Task statement: Retype nothing but the lines from the start of the material up to and including the line with "(0,0) rectangle (9,9);". Pictures don't belong in the copy.

Data excerpts:
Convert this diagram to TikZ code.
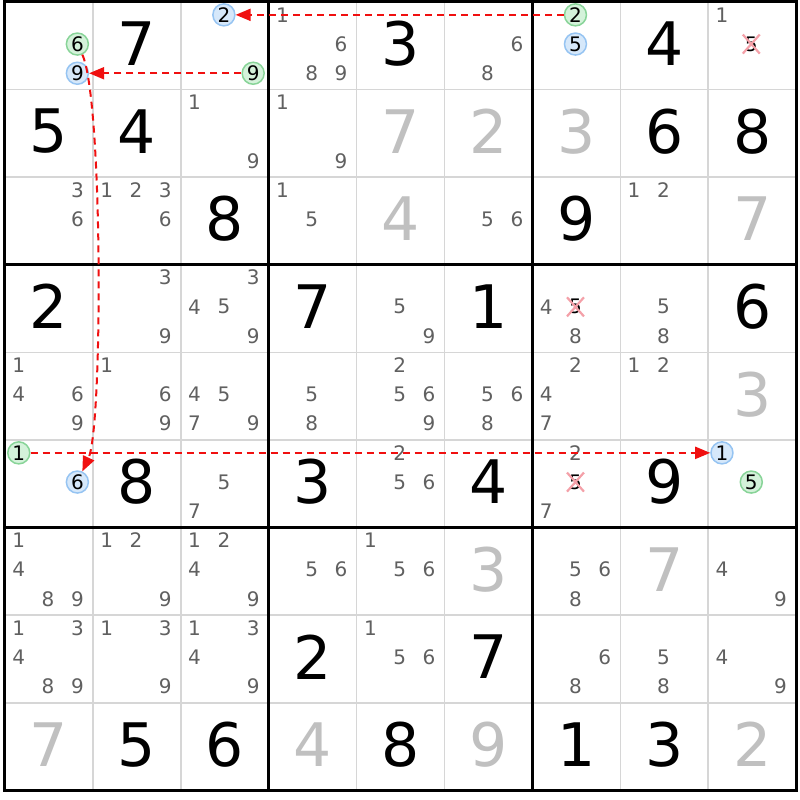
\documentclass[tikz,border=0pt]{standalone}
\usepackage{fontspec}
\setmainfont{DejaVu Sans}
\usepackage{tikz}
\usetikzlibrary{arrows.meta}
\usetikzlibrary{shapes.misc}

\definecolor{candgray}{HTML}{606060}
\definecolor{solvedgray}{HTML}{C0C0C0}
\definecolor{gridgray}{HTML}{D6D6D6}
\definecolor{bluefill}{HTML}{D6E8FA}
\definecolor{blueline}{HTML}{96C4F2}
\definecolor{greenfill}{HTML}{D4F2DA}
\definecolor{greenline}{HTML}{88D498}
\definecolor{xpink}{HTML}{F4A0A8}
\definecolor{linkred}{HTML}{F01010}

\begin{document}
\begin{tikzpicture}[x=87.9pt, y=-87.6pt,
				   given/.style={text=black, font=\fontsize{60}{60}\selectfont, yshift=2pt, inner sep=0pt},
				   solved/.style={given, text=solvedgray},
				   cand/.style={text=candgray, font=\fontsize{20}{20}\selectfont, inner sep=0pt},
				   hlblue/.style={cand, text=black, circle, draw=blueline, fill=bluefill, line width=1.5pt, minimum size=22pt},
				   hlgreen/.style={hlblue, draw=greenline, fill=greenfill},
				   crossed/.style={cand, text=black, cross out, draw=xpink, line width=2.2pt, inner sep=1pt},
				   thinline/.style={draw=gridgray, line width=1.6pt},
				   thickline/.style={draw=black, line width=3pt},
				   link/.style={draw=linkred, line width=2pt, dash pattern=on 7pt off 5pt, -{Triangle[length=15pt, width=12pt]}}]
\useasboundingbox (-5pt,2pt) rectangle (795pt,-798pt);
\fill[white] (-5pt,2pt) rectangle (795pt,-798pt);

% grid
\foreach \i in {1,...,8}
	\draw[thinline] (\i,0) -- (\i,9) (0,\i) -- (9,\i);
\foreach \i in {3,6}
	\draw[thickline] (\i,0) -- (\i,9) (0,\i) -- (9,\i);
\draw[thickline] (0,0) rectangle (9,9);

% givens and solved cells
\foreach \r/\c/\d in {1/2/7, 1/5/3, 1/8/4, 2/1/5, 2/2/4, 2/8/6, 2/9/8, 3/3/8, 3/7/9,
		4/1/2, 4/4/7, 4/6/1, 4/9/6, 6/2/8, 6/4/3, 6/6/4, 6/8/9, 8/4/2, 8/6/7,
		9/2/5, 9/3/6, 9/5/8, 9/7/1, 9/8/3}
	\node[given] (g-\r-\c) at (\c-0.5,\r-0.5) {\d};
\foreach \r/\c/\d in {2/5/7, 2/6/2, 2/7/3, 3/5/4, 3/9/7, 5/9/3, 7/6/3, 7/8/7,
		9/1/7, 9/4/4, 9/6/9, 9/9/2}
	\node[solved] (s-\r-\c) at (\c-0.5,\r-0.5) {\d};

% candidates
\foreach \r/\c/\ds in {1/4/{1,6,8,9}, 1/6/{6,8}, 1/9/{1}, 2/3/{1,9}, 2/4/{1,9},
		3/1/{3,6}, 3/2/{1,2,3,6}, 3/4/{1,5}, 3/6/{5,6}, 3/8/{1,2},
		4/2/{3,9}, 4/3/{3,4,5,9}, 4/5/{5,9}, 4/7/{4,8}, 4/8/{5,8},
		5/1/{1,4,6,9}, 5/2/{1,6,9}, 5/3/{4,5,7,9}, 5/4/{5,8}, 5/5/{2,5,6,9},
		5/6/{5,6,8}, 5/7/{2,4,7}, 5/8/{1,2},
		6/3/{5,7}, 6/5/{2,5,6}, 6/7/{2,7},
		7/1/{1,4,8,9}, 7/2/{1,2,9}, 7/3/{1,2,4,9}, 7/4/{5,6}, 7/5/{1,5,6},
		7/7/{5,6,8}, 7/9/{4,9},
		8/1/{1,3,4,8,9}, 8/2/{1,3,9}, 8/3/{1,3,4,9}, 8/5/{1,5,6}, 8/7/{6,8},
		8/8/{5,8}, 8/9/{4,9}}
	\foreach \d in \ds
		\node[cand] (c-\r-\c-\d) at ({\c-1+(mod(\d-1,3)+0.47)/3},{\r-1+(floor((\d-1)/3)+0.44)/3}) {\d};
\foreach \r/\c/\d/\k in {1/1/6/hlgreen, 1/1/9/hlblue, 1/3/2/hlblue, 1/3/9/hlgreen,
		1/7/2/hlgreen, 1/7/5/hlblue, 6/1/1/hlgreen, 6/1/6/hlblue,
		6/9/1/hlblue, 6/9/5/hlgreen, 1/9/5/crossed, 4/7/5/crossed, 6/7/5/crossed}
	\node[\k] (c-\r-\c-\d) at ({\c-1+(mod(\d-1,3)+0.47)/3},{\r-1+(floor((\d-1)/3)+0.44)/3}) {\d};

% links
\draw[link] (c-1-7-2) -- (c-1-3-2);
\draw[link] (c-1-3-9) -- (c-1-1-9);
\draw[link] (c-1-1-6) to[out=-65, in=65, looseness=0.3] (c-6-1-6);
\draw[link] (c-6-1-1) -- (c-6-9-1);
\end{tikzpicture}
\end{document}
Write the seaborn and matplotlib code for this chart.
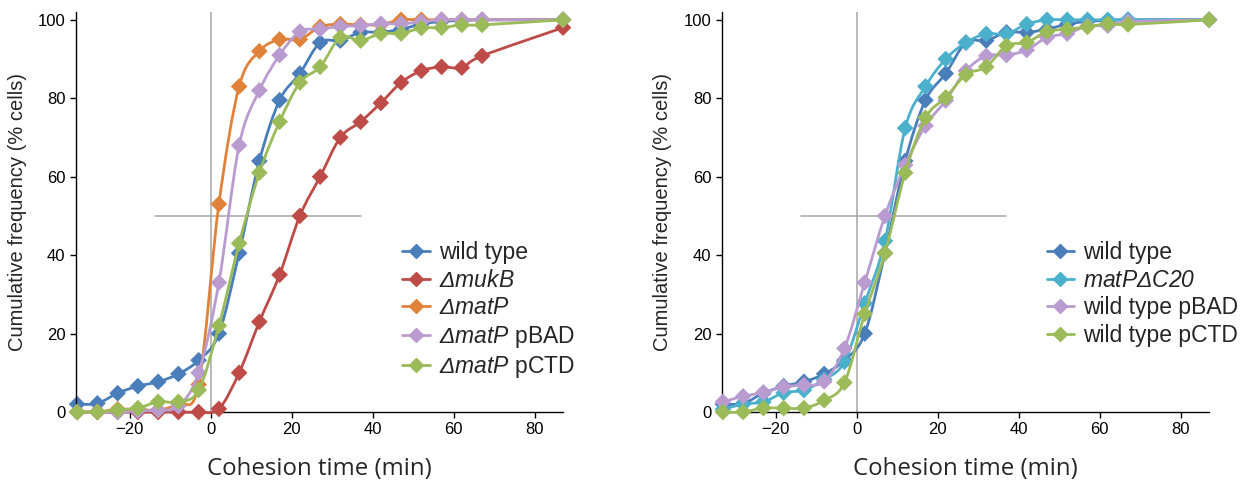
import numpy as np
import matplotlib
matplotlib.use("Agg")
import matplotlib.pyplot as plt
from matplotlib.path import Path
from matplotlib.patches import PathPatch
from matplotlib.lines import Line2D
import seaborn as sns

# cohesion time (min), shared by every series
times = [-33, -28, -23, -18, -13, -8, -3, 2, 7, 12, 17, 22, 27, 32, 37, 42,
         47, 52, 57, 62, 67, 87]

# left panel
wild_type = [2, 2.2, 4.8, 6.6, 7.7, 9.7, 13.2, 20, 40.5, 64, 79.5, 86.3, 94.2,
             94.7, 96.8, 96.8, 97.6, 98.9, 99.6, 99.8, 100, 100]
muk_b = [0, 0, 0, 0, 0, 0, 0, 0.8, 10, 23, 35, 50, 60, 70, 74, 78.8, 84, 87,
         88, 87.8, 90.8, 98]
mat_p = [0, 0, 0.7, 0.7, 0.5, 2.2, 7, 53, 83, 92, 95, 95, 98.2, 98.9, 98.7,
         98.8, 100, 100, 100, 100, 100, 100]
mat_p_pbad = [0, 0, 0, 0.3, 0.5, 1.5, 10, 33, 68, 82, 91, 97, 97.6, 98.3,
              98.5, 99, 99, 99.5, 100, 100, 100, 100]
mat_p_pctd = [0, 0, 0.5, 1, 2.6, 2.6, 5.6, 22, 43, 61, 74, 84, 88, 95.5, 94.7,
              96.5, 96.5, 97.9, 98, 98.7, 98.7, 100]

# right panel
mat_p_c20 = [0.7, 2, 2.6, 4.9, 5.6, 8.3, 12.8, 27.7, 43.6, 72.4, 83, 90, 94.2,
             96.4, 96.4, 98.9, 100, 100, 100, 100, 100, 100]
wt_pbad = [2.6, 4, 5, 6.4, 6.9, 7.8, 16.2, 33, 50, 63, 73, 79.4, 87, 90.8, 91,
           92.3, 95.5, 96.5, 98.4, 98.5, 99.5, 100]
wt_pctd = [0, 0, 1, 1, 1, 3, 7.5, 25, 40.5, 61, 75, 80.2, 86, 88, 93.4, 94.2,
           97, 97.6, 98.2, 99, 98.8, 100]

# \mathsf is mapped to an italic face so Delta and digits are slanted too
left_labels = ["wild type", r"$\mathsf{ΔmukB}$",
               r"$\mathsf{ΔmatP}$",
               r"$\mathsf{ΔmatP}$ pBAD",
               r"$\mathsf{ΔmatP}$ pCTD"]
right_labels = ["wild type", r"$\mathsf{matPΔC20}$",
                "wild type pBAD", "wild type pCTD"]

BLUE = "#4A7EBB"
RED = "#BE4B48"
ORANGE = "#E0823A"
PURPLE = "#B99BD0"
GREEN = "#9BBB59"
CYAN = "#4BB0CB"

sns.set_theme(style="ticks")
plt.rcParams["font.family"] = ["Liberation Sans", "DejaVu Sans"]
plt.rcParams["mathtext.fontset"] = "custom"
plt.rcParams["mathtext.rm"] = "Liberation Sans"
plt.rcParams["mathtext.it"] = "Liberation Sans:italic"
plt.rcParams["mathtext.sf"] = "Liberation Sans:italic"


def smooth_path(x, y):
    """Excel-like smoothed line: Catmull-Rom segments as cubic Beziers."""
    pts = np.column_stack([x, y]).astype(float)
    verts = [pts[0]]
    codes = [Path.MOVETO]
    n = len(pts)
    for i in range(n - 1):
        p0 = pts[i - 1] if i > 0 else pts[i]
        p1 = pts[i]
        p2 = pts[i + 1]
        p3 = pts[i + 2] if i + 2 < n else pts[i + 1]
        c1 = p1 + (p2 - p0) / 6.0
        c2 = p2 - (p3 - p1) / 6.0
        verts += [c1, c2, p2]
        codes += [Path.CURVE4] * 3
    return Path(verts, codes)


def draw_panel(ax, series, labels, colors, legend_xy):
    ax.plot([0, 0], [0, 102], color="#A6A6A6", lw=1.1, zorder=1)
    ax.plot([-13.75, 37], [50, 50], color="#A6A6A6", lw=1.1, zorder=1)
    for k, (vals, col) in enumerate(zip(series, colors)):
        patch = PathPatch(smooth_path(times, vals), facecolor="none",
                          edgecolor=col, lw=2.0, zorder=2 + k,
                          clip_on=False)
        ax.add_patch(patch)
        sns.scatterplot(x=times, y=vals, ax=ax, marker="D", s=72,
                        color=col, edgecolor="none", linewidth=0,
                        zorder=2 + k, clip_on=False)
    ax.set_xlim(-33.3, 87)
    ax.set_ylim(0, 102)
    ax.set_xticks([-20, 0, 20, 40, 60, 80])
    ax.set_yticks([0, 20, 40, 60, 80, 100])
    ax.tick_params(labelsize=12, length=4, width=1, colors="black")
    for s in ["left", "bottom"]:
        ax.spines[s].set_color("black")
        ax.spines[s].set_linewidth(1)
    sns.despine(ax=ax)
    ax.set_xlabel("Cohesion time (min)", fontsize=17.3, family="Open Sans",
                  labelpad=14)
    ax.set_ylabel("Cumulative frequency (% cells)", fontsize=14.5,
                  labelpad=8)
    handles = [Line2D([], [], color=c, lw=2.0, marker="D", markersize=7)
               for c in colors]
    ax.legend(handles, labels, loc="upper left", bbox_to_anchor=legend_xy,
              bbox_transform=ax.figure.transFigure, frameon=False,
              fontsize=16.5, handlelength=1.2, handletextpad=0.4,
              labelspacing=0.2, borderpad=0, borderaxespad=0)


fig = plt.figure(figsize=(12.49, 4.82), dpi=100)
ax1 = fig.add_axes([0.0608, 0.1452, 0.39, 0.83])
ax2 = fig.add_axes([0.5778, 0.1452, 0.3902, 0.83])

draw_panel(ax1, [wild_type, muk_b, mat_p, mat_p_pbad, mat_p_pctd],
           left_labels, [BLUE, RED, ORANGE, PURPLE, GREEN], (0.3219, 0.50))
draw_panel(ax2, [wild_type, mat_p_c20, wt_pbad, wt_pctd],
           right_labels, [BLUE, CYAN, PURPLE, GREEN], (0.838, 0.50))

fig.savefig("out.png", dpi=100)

Answer in full:
Convert this diagram to TikZ code.
\documentclass[tikz,border=0pt]{standalone}
\usepackage{fontspec}
\setmainfont{DejaVu Sans}
\usepackage{tikz}
\usetikzlibrary{arrows.meta}
\usetikzlibrary{shapes.misc}

\definecolor{candgray}{HTML}{606060}
\definecolor{solvedgray}{HTML}{C0C0C0}
\definecolor{gridgray}{HTML}{D6D6D6}
\definecolor{bluefill}{HTML}{D6E8FA}
\definecolor{blueline}{HTML}{96C4F2}
\definecolor{greenfill}{HTML}{D4F2DA}
\definecolor{greenline}{HTML}{88D498}
\definecolor{xpink}{HTML}{F4A0A8}
\definecolor{linkred}{HTML}{F01010}

\begin{document}
\begin{tikzpicture}[x=87.9pt, y=-87.6pt,
				   given/.style={text=black, font=\fontsize{60}{60}\selectfont, yshift=2pt, inner sep=0pt},
				   solved/.style={given, text=solvedgray},
				   cand/.style={text=candgray, font=\fontsize{20}{20}\selectfont, inner sep=0pt},
				   hlblue/.style={cand, text=black, circle, draw=blueline, fill=bluefill, line width=1.5pt, minimum size=22pt},
				   hlgreen/.style={hlblue, draw=greenline, fill=greenfill},
				   crossed/.style={cand, text=black, cross out, draw=xpink, line width=2.2pt, inner sep=1pt},
				   thinline/.style={draw=gridgray, line width=1.6pt},
				   thickline/.style={draw=black, line width=3pt},
				   link/.style={draw=linkred, line width=2pt, dash pattern=on 7pt off 5pt, -{Triangle[length=15pt, width=12pt]}}]
\useasboundingbox (-5pt,2pt) rectangle (795pt,-798pt);
\fill[white] (-5pt,2pt) rectangle (795pt,-798pt);

% grid
\foreach \i in {1,...,8}
	\draw[thinline] (\i,0) -- (\i,9) (0,\i) -- (9,\i);
\foreach \i in {3,6}
	\draw[thickline] (\i,0) -- (\i,9) (0,\i) -- (9,\i);
\draw[thickline] (0,0) rectangle (9,9);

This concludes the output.